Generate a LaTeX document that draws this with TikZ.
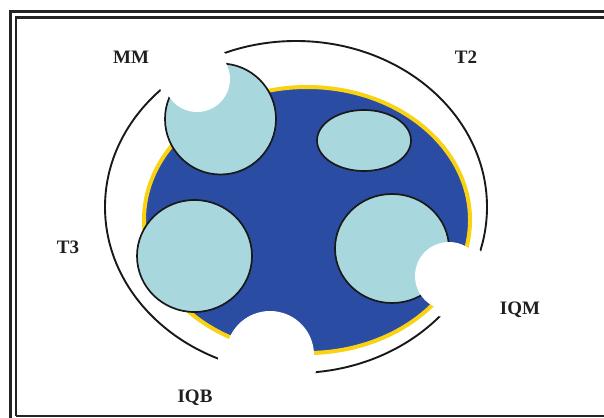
\documentclass[tikz,border=0pt]{standalone}
\usepackage{fontspec}
\setmainfont{Liberation Serif}
\definecolor{discblue}{RGB}{42,76,162}
\definecolor{rimyellow}{RGB}{250,210,20}
\definecolor{padcyan}{RGB}{168,216,221}
\definecolor{framegray}{RGB}{35,35,35}
\tikzset{
  framestroke/.style={draw=framegray, line width=2.6pt},
  pad/.style={fill=padcyan, draw=black!90, line width=1.7pt},
  cutout/.style={fill=white, draw=none},
  lbl/.style={font=\fontsize{19}{21}\selectfont\bfseries, text=black!88, inner sep=0pt}
}
\begin{document}
\begin{tikzpicture}[x=1pt,y=-1pt]
\useasboundingbox (0,0) rectangle (604,417);
\fill[white] (0,0) rectangle (604,417);
% frame
\draw[framestroke, line width=3pt] (10.5,440) -- (10.5,12) -- (640,12);
\draw[framestroke] (15.8,416) -- (15.8,17.5) -- (640,17.5);
\draw[framestroke] (15.8,416) -- (640,416);
% outer ring
\draw[black!90, line width=1.9pt] (296,207) ellipse [x radius=191, y radius=166];
% gaps in the ring
\fill[white] (197,79) circle [radius=38];
\fill[white] (451,278) circle [radius=40];
\fill[white] (268,357) circle [radius=50];
% disc
\filldraw[fill=discblue, draw=rimyellow, line width=4pt] (307,220) ellipse [x radius=163, y radius=133];
% pads
\draw[pad] (220.5,119) circle [radius=55.5];
\draw[pad] (364,140.5) ellipse [x radius=47, y radius=30.5];
\draw[pad] (194.5,256) ellipse [x radius=57.5, y radius=56];
\draw[pad] (392,248.5) ellipse [x radius=57, y radius=54.5];
% cut-outs
\fill[cutout] (197,79) circle [radius=33];
\fill[cutout] (449,276) circle [radius=34];
\fill[cutout] (270,355) circle [radius=44];
% labels
\node[lbl] (mm)  at (131,57)  {MM};
\node[lbl] (t2)  at (466,57)  {T2};
\node[lbl] (t3)  at (68,247)  {T3};
\node[lbl] (iqm) at (520,310) {IQM};
\node[lbl] (iqb) at (195,398) {IQB};
\end{tikzpicture}
\end{document}
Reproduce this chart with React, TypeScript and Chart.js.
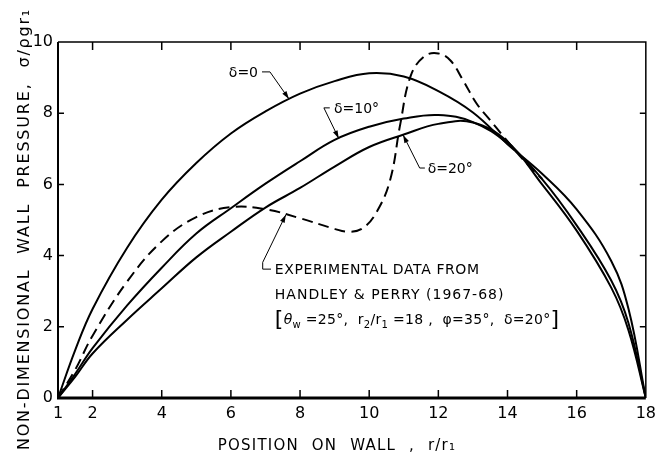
import { useEffect, useRef } from 'react';
import { Chart, registerables } from 'chart.js';

Chart.register(...registerables);

const FONT = '"DejaVu Sans", "Liberation Sans", sans-serif';

// Computed wall pressure (σ/ρgr1) against position on the wall (r/r1)
const positions = [1, 1.5, 2, 3, 4, 5, 6, 7, 8, 9, 10, 11, 12, 13, 14, 15, 16, 17, 17.5, 18];
const delta0 = [0, 1.35, 2.5, 4.22, 5.57, 6.6, 7.43, 8.05, 8.55, 8.9, 9.12, 9.03, 8.62, 8.02, 7.13, 6.3, 5.3, 3.85, 2.5, 0];
const delta10 = [0, 0.68, 1.4, 2.6, 3.66, 4.62, 5.33, 6.02, 6.65, 7.25, 7.62, 7.85, 7.95, 7.75, 7.15, 6.15, 4.85, 3.3, 2.1, 0];
const delta20 = [0, 0.6, 1.25, 2.2, 3.08, 3.95, 4.67, 5.35, 5.9, 6.5, 7.05, 7.4, 7.7, 7.74, 7.2, 6.0, 4.7, 3.1, 1.9, 0];

// Handley & Perry (1967-68) measurements
const expPositions = [1, 1.5, 2, 3, 4, 5, 6, 7, 8, 9, 9.4, 9.8, 10.2, 10.6, 10.9, 11.2, 11.6, 12.0, 12.35, 12.7, 13.1, 13.5, 13.9, 14.45, 15.0];
const expPressure = [0, 0.8, 1.75, 3.27, 4.4, 5.08, 5.36, 5.3, 5.05, 4.75, 4.67, 4.76, 5.2, 6.1, 7.7, 9.05, 9.6, 9.68, 9.48, 8.95, 8.28, 7.8, 7.33, 6.7, 6.15];

const xTickValues = [1, 2, 4, 6, 8, 10, 12, 14, 16, 18];
const xTickMarks = [2, 4, 6, 8, 10, 12, 14, 16];
const yTickValues = [0, 2, 4, 6, 8, 10];
const yTickMarks = [2, 4, 6, 8];

type Pt = [number, number];
type Seg = { t: string; size?: number; italic?: boolean; dy?: number };

// Callout labels, anchored in data units; each leader path ends at its arrow tip
const callouts: { lines: Seg[][]; spacing: number[]; at: Pt; lineGap: number; path: Pt[] }[] = [
  { lines: [[{ t: 'δ=0' }]], spacing: [0], at: [5.94, 9.16], lineGap: 0, path: [[6.9, 9.16], [7.13, 9.16], [7.68, 8.4]] },
  { lines: [[{ t: 'δ=10°' }]], spacing: [0], at: [8.98, 8.15], lineGap: 0, path: [[8.86, 8.15], [8.69, 8.15], [9.12, 7.29]] },
  { lines: [[{ t: 'δ=20°' }]], spacing: [0], at: [11.69, 6.46], lineGap: 0, path: [[11.61, 6.46], [11.46, 6.46], [10.98, 7.39]] },
  {
    lines: [
      [{ t: 'EXPERIMENTAL DATA FROM' }],
      [{ t: 'HANDLEY & PERRY (1967-68)' }],
      [
        { t: '[', size: 22, dy: 2 },
        { t: 'θ', italic: true },
        { t: 'w', size: 10, dy: 4 },
        { t: ' =25°,  r' },
        { t: '2', size: 10, dy: 4 },
        { t: '/r' },
        { t: '1', size: 10, dy: 4 },
        { t: ' =18 ,  φ=35°,  δ=20°' },
        { t: ']', size: 22, dy: 2 },
      ],
    ],
    spacing: [0.6, 1.0, 0.3],
    at: [7.27, 3.62],
    lineGap: 25,
    path: [[7.16, 3.62], [6.92, 3.62], [6.92, 3.81], [7.59, 5.15]],
  },
];

function drawSegments(ctx: CanvasRenderingContext2D, x: number, yMid: number, segs: Seg[]) {
  let cx = x;
  for (const s of segs) {
    const size = s.size ?? 14;
    ctx.font = `${s.italic ? 'italic ' : ''}${size}px ${FONT}`;
    ctx.fillText(s.t, cx, yMid + 5 + (s.dy ?? 0));
    cx += ctx.measureText(s.t).width;
  }
}

const decorations = {
  id: 'decorations',
  afterDatasetsDraw(chart: any) {
    const { ctx, chartArea: a, scales } = chart;
    const xs = scales.x;
    const ys = scales.y;
    const px = (p: Pt): Pt => [xs.getPixelForValue(p[0]), ys.getPixelForValue(p[1])];
    ctx.save();
    ctx.strokeStyle = '#000';
    ctx.fillStyle = '#000';
    ctx.lineCap = 'butt';

    // frame
    ctx.lineWidth = 1.5;
    ctx.beginPath();
    ctx.moveTo(a.left, a.top);
    ctx.lineTo(a.right, a.top);
    ctx.lineTo(a.right, a.bottom);
    ctx.stroke();
    ctx.lineWidth = 2;
    ctx.beginPath();
    ctx.moveTo(a.left, a.top);
    ctx.lineTo(a.left, a.bottom);
    ctx.stroke();
    ctx.lineWidth = 3;
    ctx.beginPath();
    ctx.moveTo(a.left - 1, a.bottom);
    ctx.lineTo(a.right, a.bottom);
    ctx.stroke();

    // inward tick marks on all four sides
    ctx.lineWidth = 1.5;
    ctx.beginPath();
    for (const v of xTickMarks) {
      const x = xs.getPixelForValue(v);
      ctx.moveTo(x, a.bottom);
      ctx.lineTo(x, a.bottom - 8);
      ctx.moveTo(x, a.top);
      ctx.lineTo(x, a.top + 8);
    }
    for (const v of yTickMarks) {
      const y = ys.getPixelForValue(v);
      ctx.moveTo(a.left, y);
      ctx.lineTo(a.left + 6, y);
      ctx.moveTo(a.right, y);
      ctx.lineTo(a.right - 6, y);
    }
    ctx.stroke();

    // callouts
    ctx.textAlign = 'left';
    ctx.textBaseline = 'alphabetic';
    for (const c of callouts) {
      const [tx, ty] = px(c.at);
      c.lines.forEach((segs, i) => {
        (ctx as any).letterSpacing = `${c.spacing[i] ?? 0}px`;
        drawSegments(ctx, tx, ty + i * c.lineGap, segs);
      });
      (ctx as any).letterSpacing = '0px';
      const pts = c.path.map(px);
      ctx.lineWidth = 1;
      ctx.beginPath();
      ctx.moveTo(pts[0][0], pts[0][1]);
      for (let i = 1; i < pts.length; i++) ctx.lineTo(pts[i][0], pts[i][1]);
      ctx.stroke();
      const [x1, y1] = pts[pts.length - 2];
      const [x2, y2] = pts[pts.length - 1];
      const ang = Math.atan2(y2 - y1, x2 - x1);
      ctx.save();
      ctx.translate(x2, y2);
      ctx.rotate(ang);
      ctx.beginPath();
      ctx.moveTo(0, 0);
      ctx.lineTo(-8, -2.5);
      ctx.lineTo(-8, 2.5);
      ctx.closePath();
      ctx.fill();
      ctx.restore();
    }

    // axis titles
    ctx.textAlign = 'center';
    ctx.textBaseline = 'middle';
    ctx.font = `15px ${FONT}`;
    (ctx as any).letterSpacing = '1.2px';
    (ctx as any).wordSpacing = '7px';
    ctx.fillText('POSITION ON WALL , r/r₁', 337, 446);
    ctx.font = `16px ${FONT}`;
    (ctx as any).letterSpacing = '1.8px';
    (ctx as any).wordSpacing = '8px';
    ctx.save();
    ctx.translate(25, 229);
    ctx.rotate(-Math.PI / 2);
    ctx.fillText('NON-DIMENSIONAL WALL PRESSURE, σ/ρgr₁', 0, 0);
    ctx.restore();
    ctx.restore();
  },
};

function series(xv: number[], yv: number[], label: string) {
  return {
    label,
    data: xv.map((x, i) => ({ x, y: yv[i] })),
    borderColor: '#000',
    borderWidth: 2,
    pointRadius: 0,
    fill: false,
    tension: 0.4,
  };
}

export default function App() {
  const ref = useRef<HTMLCanvasElement>(null);
  useEffect(() => {
    const canvas = ref.current!;
    const tickFont = { family: FONT, size: 16 };
    const chart = new Chart(canvas, {
      type: 'line',
      data: {
        datasets: [
          series(positions, delta0, 'δ = 0'),
          series(positions, delta10, 'δ = 10°'),
          series(positions, delta20, 'δ = 20°'),
          { ...series(expPositions, expPressure, 'Handley & Perry (1967-68)'), borderDash: [11, 6] },
        ],
      },
      options: {
        responsive: false,
        animation: false,
        layout: { padding: { top: 42, right: 12, left: 0, bottom: 0 } },
        plugins: { legend: { display: false }, tooltip: { enabled: false } },
        scales: {
          x: {
            type: 'linear',
            min: 1,
            max: 18,
            afterBuildTicks: (s: any) => {
              s.ticks = xTickValues.map((value) => ({ value }));
            },
            afterFit: (s: any) => {
              s.height = 62;
            },
            grid: { display: false, drawTicks: false },
            border: { display: false },
            ticks: {
              color: '#000',
              font: tickFont,
              padding: 6,
              maxRotation: 0,
              autoSkip: false,
              callback: (v: any) => String(v),
            },
          },
          y: {
            type: 'linear',
            min: 0,
            max: 10,
            afterBuildTicks: (s: any) => {
              s.ticks = yTickValues.map((value) => ({ value }));
            },
            afterFit: (s: any) => {
              s.width = 58;
            },
            grid: { display: false, drawTicks: false },
            border: { display: false },
            ticks: {
              color: '#000',
              font: tickFont,
              padding: 5,
              callback: (v: any) => String(v),
            },
          },
        },
      },
      plugins: [decorations],
    });
    return () => chart.destroy();
  }, []);
  return (
    <div style={{ position: 'fixed', left: 0, top: 0, width: 662, height: 460, background: '#fff' }}>
      <canvas ref={ref} width={662} height={460} style={{ display: 'block' }} />
    </div>
  );
}
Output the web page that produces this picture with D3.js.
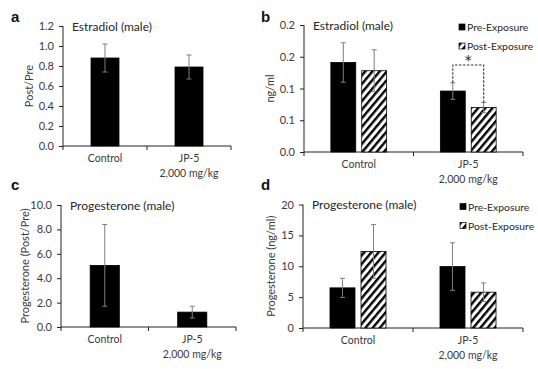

What you should do: Copy the lines above exactly, starting at the one with "Reproduce this chart" and ending at the one with "3.1, 1.9, 0];", both included. Leave out any pictures and add nothing else.

Finished exercise:
Reproduce this chart with React, TypeScript and Chart.js.
import { useEffect, useRef } from 'react';
import { Chart, registerables } from 'chart.js';

Chart.register(...registerables);

const FONT = '"DejaVu Sans", "Liberation Sans", sans-serif';

// Computed wall pressure (σ/ρgr1) against position on the wall (r/r1)
const positions = [1, 1.5, 2, 3, 4, 5, 6, 7, 8, 9, 10, 11, 12, 13, 14, 15, 16, 17, 17.5, 18];
const delta0 = [0, 1.35, 2.5, 4.22, 5.57, 6.6, 7.43, 8.05, 8.55, 8.9, 9.12, 9.03, 8.62, 8.02, 7.13, 6.3, 5.3, 3.85, 2.5, 0];
const delta10 = [0, 0.68, 1.4, 2.6, 3.66, 4.62, 5.33, 6.02, 6.65, 7.25, 7.62, 7.85, 7.95, 7.75, 7.15, 6.15, 4.85, 3.3, 2.1, 0];
const delta20 = [0, 0.6, 1.25, 2.2, 3.08, 3.95, 4.67, 5.35, 5.9, 6.5, 7.05, 7.4, 7.7, 7.74, 7.2, 6.0, 4.7, 3.1, 1.9, 0];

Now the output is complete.